# Knife length



## drew7997 (Sep 3, 2012)

::Hope this is correct area::
So I picked up a SOG seal pup elite with a 4.85" blade. I searched online and found no real answer, What is the maximum I can open carry? 

From Drew on my Droid X

LMB: 0 Largest PB: 13"
Gills: 
Crappie: 0 largest PB: 9"


----------



## Bowhunter57 (Feb 9, 2011)

drew7997,
The "answer" is a huge variable. The variable depends on *how* it's carried, the *circumstances* in which it's being carried, if stopped what the officer's opinion of how the knife is being carried, etc.

Also, there are Statutory Laws that vary from one city to another, as to what blade length can be concealed, then there are fixed blades, etc. Nuts! 

The CCW law does NOT cover knives, clubs, batons and other primitive weapons. The way the Ohio laws are written, it's easier or more legal to carry a handgun than it is to carry any other weapon. It's weird because all of the non-firearm weapons are classified as a "dangerous ordinance", so it makes a person think that there would be a law restricting their use. Instead, it's a huge "grey area".

Bowhunter57


----------



## Dovans (Nov 15, 2011)

Just to help with the confusion carrying a knife,

I went into a federal building a few months ago in Columbus. Went with a Kershaw pocket knife. I pulled it out of my pocket to surrender it till I left and was informed they do not return things. But, the officer at the door measured the blade and said it didnt fit their parameters or some BS and I was allowed to keep it while inside the federal building. Which made no sense, but, it was to my advantage so didnt see any need to argue. The other strange thing, I was there with my son who owed money on his Fed. Taxes. he brought cash. They wouldnt accept it. They said no one was there at the time who was trained to accept cash. We had to go get a money order.


----------



## jonnythfisherteen2 (Mar 5, 2011)

Dovans said:


> Just to help with the confusion carrying a knife,
> 
> I went into a federal building a few months ago in Columbus. Went with a Kershaw pocket knife. I pulled it out of my pocket to surrender it till I left and was informed they do not return things. But, the officer at the door measured the blade and said it didnt fit their parameters or some BS and I was allowed to keep it while inside the federal building. Which made no sense, but, it was to my advantage so didnt see any need to argue. The other strange thing, I was there with my son who owed money on his Fed. Taxes. he brought cash. They wouldnt accept it. They said no one was there at the time who was trained to accept cash. We had to go get a money order.


"Trained to accept cash"


What?


----------



## Bowhunter57 (Feb 9, 2011)

jonnythfisherteen2 said:


> "Trained to accept cash"
> 
> What?


This means that there was no body there that was bonded, to count the cash with the proper certification and write a receipt for the counted cash.

Bowhunter57


----------



## Mr. A (Apr 23, 2012)

drew7997 said:


> ::Hope this is correct area::
> So I picked up a SOG seal pup elite with a 4.85" blade. I searched online and found no real answer, What is the maximum I can open carry?
> 
> From Drew on my Droid X
> ...


I believe the legal limit for a lock blade is 3.5", but that is concealed. Open carry I do not believe there's any clear statute.

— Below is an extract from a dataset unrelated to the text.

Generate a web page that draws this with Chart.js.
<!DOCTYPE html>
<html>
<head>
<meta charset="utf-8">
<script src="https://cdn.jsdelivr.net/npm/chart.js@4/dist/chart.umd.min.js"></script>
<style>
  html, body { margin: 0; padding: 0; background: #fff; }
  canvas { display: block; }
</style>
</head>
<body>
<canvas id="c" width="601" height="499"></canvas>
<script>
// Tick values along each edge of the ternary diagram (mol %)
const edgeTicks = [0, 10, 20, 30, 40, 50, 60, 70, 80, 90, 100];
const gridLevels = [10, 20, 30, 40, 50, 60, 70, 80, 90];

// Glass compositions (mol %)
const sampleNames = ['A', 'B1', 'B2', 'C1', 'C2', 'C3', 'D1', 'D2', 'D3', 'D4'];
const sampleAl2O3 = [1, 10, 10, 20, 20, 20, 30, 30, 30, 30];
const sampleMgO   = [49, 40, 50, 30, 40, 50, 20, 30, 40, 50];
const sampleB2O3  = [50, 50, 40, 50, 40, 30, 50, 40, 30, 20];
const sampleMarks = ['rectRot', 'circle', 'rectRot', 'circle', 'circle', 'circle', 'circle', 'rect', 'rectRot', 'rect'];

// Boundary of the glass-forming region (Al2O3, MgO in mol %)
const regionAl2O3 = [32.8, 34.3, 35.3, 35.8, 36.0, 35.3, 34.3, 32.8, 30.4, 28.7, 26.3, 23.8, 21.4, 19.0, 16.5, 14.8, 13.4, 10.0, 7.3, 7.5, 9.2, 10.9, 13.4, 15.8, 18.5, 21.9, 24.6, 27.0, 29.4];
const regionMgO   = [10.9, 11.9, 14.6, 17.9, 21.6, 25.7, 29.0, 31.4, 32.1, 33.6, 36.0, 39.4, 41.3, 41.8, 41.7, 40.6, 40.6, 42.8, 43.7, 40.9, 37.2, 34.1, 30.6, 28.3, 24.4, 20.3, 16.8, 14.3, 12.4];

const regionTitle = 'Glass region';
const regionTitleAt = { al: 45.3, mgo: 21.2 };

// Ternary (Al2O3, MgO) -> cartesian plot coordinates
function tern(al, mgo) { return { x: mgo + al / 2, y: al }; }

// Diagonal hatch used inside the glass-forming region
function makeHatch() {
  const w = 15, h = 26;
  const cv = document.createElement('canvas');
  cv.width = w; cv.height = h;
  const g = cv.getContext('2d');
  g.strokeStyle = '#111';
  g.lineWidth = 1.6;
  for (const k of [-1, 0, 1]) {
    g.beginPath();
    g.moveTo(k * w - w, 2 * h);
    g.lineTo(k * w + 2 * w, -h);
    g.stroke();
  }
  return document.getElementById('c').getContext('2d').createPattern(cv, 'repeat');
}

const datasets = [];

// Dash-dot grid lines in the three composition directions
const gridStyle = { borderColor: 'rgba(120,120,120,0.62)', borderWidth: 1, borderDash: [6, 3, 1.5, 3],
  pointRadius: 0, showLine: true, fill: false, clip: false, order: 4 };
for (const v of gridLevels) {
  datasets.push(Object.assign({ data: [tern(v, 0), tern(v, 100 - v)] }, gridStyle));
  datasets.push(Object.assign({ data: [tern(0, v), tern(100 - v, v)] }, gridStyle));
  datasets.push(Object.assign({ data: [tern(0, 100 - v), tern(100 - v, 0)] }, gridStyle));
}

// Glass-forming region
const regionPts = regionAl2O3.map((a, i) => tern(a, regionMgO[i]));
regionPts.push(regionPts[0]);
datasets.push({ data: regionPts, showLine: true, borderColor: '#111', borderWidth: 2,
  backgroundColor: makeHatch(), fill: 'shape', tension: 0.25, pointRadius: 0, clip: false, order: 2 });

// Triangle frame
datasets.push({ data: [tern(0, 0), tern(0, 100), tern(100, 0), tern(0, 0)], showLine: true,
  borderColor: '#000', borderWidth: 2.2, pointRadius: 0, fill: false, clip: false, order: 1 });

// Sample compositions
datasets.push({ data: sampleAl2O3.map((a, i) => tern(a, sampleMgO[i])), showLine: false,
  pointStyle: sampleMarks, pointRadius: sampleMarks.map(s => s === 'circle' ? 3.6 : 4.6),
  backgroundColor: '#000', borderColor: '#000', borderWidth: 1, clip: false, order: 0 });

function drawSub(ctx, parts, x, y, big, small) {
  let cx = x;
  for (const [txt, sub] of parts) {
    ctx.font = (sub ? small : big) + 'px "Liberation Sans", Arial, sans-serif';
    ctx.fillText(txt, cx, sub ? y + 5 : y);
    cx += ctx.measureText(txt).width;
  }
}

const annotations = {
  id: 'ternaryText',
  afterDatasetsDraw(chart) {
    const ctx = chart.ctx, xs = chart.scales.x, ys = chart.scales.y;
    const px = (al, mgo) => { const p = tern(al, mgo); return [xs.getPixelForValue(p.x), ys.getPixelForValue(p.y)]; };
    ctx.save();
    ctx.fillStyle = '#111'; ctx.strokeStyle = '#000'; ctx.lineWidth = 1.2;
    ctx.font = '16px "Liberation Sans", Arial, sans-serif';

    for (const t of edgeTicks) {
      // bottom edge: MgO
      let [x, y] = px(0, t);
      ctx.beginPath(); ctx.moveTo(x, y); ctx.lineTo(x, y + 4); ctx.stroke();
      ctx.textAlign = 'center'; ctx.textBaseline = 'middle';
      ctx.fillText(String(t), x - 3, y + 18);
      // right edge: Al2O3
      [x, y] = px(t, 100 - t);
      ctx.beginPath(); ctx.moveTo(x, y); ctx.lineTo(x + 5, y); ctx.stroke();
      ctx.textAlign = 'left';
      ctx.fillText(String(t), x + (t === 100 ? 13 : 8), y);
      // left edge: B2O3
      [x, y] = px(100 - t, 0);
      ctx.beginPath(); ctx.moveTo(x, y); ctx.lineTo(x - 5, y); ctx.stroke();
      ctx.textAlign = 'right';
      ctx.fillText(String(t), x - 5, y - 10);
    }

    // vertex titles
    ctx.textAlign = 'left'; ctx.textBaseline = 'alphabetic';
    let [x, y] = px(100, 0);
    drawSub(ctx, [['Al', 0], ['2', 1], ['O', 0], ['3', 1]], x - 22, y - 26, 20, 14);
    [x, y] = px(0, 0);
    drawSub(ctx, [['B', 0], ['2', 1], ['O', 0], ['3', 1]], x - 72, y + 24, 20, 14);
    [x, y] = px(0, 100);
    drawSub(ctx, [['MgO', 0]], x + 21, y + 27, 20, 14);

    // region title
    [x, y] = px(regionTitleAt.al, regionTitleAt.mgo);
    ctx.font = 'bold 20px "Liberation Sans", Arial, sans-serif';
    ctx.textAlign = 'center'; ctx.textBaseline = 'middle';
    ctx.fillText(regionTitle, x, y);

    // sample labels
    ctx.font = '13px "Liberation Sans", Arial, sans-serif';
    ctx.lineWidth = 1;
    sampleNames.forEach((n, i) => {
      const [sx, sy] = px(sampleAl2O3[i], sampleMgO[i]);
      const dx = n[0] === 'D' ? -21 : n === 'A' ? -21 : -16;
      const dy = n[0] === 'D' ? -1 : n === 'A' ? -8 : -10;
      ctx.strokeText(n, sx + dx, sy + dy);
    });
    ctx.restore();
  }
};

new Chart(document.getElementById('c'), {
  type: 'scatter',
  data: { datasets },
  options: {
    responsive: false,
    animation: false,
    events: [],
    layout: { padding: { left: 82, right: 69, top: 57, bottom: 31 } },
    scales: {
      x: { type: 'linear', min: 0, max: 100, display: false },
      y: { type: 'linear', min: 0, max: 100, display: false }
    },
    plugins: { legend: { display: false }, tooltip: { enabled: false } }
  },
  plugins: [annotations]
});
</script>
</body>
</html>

Bowhunter 75 is correct in that the answer is a big gray area. Police have a log of discretion here.

I can tell you what you don't do: Do not ever say it's for protection; then its a dangerous ordinance automatically. I have a rather large lock blade I carry on my belt. The 1 time I was asked about it I said it was my apple carving knife. The watercraft officer said "are you sure this isn't for protection?"

I had to laugh because he just checked my CCW and we talked about my gun I was carrying at the time. Either way had I told him it was for protection he probably would have ticketed me or whatever they do for large knives.

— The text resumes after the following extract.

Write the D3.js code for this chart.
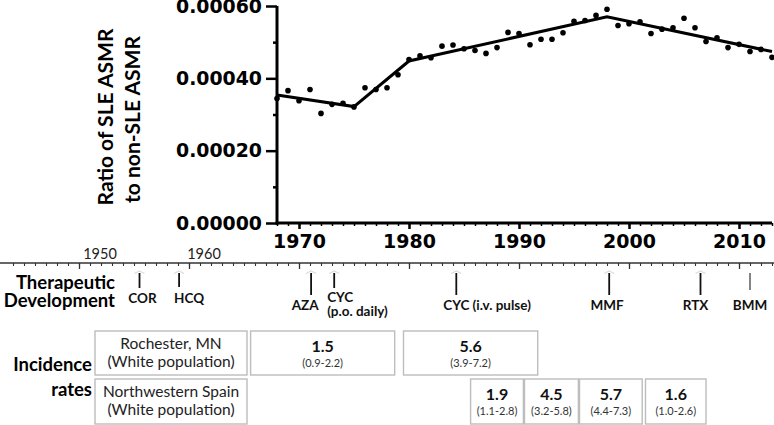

Just remember, it's your apple cutting knife. Blurt it out as soon as the question is asked! Oh, and don't let them get you to say otherwise after they laugh....

Mr. A


----------



## Gottagofishn (Nov 18, 2009)

I agree with Mr. A totally. I recently read about a couple of cases where the outcome was determined by what was said when asked what the knife was used for. 

It would behoove you to say it is a tool.


----------



## Ring (Dec 7, 2013)

put it this way... back in high school, a buddy was busted for CCW of a 1" exacto knife blade that was in his wallet when he was pulled over...


----------



## joebertin (Mar 26, 2010)

State and Federal government, devoid of reason.


----------



## drew7997 (Sep 3, 2012)

Thanks all! I read and knew that the rules were as shady as... Well shady. 

Mr A, 
I received my knife at work and everyone asked what it was for. I already used your line. It's my apple cutting knife. ;-) they looked at me just as dumbfounded. Followed up by Riiiggghhhhtttt. 

From Drew on my Droid X

LMB: 18 largest-13"
Gills: 
Crappie: 6 largest 9"
Other: 1


----------



## steelmagoo (Apr 13, 2004)

Can I say it is for carving "bad apples"? What then?


----------



## ClickerCrazy (Feb 4, 2006)

Believe it our not, the laws for knives are as confusing as the DNR hunting and fishing regulations. I've been building custom knives for a little over 10 yrs. now and try to keep up on what's out there. The advice the guys are giving are spot on. It depends on 3 things... 1) What you say the knife is for, always say that you use it for work. 2) The attitude you use when responding to the question...don't try to be a smarty, ever. 3) The officer that is asking the question. Just try to be respectful and normally you should be just fine.


----------



## buckeye dan (Jan 31, 2012)

x2 on used for work.

Always claim your knife as a tool used for some kind of work and never for self defense. I loved that line from the movie Pitch Black where Riddick claims his shiv is a "personal grooming appliance".


----------



## FAB (May 26, 2013)

Here is a link to a site that answers most of the questions asked here. Once on the site click on the "Laws" link in the top bar and then on Ohio. 

http://www.knifeup.com/


----------